Source code of charts

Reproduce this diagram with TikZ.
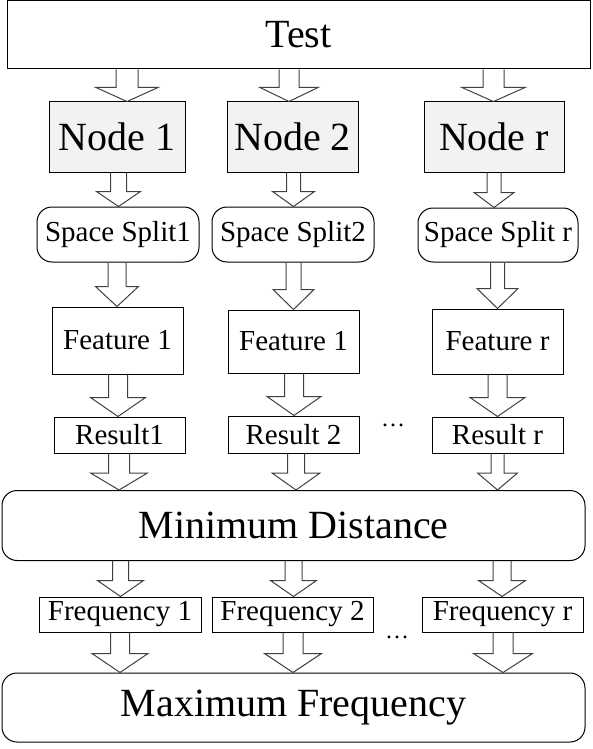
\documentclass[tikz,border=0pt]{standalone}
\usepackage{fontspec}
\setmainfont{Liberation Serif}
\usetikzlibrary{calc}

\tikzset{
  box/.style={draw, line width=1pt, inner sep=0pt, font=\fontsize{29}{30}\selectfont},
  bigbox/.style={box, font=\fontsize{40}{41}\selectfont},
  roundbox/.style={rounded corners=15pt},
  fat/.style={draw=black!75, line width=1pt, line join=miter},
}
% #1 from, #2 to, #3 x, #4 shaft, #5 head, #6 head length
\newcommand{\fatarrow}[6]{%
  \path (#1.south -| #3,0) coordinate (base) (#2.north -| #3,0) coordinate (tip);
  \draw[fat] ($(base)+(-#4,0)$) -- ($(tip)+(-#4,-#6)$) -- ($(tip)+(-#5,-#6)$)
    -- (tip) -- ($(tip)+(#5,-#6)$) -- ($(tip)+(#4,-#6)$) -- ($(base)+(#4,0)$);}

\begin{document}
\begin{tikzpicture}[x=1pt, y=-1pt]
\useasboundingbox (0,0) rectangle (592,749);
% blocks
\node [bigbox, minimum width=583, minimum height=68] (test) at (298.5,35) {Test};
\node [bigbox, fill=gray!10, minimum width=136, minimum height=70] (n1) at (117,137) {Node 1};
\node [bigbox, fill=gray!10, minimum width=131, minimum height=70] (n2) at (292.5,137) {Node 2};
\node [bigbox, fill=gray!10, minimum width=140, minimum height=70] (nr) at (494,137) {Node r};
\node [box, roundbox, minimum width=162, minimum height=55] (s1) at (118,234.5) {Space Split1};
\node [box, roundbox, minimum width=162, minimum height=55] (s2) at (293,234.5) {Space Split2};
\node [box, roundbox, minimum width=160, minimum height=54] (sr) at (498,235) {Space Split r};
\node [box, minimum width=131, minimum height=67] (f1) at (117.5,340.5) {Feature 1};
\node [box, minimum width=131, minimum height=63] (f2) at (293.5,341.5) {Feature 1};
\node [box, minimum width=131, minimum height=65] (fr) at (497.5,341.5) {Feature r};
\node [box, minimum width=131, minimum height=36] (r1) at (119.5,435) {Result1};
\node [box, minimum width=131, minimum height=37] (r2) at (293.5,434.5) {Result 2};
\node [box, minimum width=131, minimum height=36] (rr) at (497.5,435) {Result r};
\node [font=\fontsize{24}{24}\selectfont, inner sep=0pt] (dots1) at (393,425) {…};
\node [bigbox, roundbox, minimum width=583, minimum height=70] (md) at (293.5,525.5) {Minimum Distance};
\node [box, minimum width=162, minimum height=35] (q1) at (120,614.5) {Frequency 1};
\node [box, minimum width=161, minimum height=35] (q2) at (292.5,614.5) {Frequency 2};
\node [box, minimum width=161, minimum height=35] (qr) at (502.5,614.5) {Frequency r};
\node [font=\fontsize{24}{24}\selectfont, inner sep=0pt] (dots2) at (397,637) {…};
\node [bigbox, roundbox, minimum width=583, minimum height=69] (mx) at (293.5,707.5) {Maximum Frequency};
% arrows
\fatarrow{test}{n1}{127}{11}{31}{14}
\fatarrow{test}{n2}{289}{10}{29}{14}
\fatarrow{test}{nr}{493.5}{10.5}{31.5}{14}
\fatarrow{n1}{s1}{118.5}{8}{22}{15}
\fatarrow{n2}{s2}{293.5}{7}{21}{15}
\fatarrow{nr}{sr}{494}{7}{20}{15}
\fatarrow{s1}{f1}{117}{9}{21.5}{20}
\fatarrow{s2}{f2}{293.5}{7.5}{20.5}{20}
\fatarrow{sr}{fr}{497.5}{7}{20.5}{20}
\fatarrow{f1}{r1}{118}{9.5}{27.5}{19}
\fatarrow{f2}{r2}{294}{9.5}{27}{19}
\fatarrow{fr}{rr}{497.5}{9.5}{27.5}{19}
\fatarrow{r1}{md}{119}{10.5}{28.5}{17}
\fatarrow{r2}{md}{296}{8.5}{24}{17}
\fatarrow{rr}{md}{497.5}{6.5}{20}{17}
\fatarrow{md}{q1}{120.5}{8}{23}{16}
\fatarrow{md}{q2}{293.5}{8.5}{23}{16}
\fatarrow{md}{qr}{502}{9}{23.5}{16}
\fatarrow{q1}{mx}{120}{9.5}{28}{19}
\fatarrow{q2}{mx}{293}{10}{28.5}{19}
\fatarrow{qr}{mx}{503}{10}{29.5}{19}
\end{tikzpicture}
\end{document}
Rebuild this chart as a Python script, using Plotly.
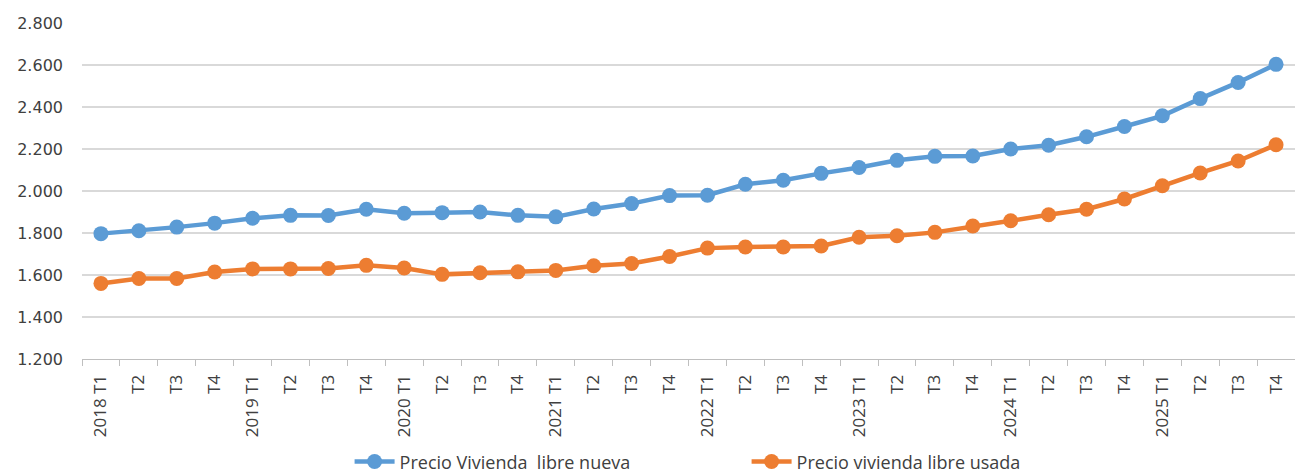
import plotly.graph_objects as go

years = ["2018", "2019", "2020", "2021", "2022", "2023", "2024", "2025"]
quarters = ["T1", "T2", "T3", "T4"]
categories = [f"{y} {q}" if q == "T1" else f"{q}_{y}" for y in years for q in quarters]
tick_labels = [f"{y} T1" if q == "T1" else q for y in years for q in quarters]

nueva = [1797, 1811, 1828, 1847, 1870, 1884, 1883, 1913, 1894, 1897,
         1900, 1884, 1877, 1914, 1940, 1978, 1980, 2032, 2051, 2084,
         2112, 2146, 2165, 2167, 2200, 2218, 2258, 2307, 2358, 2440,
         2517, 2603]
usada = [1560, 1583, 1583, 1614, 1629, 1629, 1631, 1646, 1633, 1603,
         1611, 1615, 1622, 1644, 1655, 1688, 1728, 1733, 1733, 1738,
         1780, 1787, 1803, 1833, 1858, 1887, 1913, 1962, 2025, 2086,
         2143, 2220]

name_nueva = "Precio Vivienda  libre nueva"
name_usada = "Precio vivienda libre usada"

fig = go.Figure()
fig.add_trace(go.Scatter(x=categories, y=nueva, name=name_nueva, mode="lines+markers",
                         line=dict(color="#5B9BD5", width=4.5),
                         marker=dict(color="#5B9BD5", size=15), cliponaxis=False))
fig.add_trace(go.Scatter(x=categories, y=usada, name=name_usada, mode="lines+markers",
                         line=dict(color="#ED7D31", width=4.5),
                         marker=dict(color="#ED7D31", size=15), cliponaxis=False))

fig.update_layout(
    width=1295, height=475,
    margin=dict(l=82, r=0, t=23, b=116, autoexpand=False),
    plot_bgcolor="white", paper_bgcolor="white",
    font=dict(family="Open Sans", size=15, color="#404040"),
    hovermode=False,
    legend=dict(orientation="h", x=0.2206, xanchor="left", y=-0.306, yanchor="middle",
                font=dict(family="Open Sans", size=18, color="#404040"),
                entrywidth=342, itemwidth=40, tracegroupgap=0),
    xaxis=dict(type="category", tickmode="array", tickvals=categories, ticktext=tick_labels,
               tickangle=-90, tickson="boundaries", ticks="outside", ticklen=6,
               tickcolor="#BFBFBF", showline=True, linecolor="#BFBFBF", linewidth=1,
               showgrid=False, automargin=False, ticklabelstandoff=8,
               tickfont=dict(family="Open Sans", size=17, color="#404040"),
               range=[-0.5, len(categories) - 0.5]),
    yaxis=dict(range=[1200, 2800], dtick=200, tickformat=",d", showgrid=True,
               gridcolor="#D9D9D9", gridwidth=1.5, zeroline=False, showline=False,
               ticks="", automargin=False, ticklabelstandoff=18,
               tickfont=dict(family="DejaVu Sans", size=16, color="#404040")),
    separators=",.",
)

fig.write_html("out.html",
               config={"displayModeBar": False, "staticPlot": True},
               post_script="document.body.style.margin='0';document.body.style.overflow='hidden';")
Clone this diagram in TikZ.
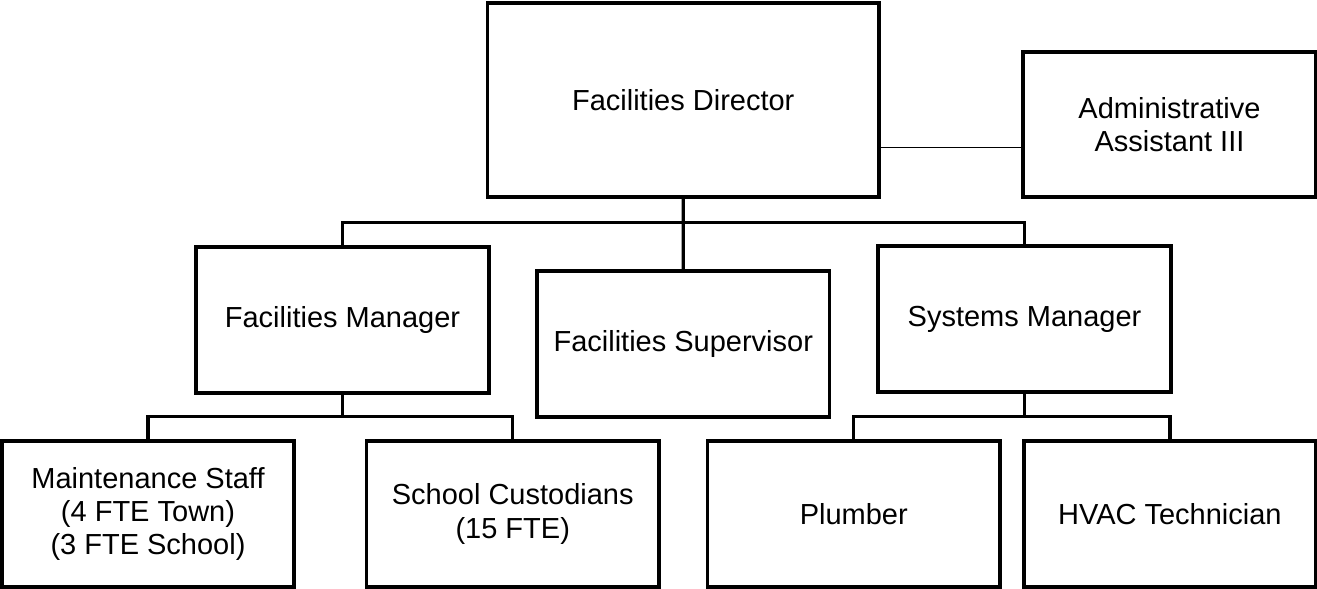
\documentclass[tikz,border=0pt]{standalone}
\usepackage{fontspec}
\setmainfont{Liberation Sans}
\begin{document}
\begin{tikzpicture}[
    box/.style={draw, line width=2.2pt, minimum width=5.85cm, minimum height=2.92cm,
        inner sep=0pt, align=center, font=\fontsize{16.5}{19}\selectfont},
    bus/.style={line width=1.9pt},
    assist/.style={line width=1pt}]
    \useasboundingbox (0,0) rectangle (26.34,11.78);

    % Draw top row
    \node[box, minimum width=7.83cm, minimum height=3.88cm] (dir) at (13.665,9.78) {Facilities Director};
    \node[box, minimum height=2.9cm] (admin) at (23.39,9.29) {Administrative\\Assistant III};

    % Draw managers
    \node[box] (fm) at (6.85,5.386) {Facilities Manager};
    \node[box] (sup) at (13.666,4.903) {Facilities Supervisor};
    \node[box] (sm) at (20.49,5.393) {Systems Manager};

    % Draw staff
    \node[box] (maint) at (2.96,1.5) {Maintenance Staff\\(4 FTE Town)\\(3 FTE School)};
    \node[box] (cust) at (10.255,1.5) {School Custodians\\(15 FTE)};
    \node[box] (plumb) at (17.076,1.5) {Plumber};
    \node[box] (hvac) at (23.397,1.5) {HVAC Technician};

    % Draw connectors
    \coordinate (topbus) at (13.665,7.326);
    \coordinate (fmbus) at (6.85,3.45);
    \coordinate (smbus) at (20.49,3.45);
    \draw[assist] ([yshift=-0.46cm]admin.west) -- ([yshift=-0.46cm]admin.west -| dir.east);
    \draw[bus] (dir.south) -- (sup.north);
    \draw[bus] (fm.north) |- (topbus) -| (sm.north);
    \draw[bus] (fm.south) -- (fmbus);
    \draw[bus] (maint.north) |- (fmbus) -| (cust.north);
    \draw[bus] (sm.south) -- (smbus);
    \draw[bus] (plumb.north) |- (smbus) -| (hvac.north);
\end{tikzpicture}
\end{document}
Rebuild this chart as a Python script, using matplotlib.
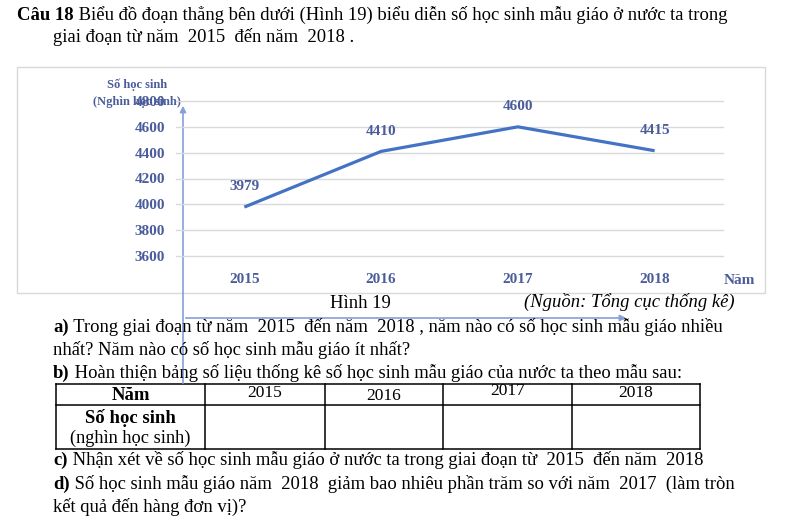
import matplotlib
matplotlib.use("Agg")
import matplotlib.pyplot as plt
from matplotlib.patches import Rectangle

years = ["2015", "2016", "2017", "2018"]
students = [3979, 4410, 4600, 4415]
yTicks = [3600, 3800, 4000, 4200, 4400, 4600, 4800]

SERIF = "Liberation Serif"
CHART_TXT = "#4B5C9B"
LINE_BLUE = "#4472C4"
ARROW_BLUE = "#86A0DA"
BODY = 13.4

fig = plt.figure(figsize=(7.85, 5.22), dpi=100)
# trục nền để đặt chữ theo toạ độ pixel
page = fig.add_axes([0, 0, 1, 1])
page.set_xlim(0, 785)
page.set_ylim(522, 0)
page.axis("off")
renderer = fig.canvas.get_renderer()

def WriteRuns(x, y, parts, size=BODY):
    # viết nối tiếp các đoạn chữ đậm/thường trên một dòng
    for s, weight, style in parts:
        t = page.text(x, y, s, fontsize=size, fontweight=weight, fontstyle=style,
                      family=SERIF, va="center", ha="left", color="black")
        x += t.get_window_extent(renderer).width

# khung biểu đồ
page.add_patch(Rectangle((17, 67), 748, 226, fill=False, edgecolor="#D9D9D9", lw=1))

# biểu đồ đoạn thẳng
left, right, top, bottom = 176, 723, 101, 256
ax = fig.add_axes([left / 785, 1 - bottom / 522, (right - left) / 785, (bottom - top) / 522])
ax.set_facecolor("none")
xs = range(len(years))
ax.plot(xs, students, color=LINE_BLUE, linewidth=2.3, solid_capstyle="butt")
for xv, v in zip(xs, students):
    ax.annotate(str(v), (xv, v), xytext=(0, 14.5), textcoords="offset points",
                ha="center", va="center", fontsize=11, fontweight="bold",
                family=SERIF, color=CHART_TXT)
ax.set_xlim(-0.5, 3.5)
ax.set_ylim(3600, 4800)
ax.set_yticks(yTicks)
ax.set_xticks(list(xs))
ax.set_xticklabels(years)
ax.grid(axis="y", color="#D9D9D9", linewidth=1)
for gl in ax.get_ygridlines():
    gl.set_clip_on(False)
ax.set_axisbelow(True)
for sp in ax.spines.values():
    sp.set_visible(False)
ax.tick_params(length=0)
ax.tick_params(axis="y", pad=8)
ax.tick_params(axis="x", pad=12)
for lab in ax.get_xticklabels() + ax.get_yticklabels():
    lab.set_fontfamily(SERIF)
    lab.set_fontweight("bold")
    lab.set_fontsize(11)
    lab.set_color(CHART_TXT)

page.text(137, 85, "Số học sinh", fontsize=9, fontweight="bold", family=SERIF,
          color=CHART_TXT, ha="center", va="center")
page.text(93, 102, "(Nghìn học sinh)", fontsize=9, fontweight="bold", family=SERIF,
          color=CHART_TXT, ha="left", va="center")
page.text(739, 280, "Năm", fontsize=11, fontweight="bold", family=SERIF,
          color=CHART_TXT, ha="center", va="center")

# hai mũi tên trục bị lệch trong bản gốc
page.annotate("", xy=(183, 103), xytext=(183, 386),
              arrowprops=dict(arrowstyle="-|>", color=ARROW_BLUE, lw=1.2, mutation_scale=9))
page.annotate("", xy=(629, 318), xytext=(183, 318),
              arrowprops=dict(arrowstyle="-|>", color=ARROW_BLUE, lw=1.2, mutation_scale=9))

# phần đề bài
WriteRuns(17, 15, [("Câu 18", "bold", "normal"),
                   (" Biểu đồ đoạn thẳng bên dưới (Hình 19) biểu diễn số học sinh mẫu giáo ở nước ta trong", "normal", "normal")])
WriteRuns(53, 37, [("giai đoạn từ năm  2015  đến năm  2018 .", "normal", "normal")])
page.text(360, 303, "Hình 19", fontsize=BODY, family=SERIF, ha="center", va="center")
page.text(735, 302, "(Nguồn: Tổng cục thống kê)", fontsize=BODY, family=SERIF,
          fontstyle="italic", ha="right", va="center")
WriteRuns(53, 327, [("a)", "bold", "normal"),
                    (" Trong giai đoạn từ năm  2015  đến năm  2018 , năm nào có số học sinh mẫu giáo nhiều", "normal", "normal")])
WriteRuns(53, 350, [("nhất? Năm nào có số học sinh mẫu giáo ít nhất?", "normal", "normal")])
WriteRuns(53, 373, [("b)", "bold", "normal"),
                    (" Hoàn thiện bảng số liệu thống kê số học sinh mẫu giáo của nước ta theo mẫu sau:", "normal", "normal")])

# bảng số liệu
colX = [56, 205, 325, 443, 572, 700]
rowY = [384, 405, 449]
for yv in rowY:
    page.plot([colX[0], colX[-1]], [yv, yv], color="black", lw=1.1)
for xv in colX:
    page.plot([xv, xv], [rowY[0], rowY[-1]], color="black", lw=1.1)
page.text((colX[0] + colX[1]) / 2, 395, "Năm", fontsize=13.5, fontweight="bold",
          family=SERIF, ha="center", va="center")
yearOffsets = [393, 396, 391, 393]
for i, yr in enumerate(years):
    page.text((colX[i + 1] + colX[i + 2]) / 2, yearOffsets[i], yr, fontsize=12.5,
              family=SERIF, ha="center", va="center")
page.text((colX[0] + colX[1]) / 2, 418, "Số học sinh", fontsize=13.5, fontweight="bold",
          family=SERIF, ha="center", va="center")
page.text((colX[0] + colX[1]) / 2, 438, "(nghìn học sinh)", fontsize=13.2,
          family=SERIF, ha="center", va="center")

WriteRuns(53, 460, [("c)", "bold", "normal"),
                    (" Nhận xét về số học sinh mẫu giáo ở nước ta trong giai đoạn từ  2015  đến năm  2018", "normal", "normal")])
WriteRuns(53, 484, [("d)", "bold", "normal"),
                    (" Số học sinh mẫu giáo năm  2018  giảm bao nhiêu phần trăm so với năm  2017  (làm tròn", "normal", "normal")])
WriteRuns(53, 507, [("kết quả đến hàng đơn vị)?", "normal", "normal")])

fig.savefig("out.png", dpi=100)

### PROBLEM REQUIREMENTS
Repeat only the lines from the one holding "Rebuild this chart as a Python script, using matplotlib." to the one holding "BODY = 13.4", both ends included, and drop the images.

### WRITTEN REPLY
Rebuild this chart as a Python script, using matplotlib.
import matplotlib
matplotlib.use("Agg")
import matplotlib.pyplot as plt
from matplotlib.patches import Rectangle

years = ["2015", "2016", "2017", "2018"]
students = [3979, 4410, 4600, 4415]
yTicks = [3600, 3800, 4000, 4200, 4400, 4600, 4800]

SERIF = "Liberation Serif"
CHART_TXT = "#4B5C9B"
LINE_BLUE = "#4472C4"
ARROW_BLUE = "#86A0DA"
BODY = 13.4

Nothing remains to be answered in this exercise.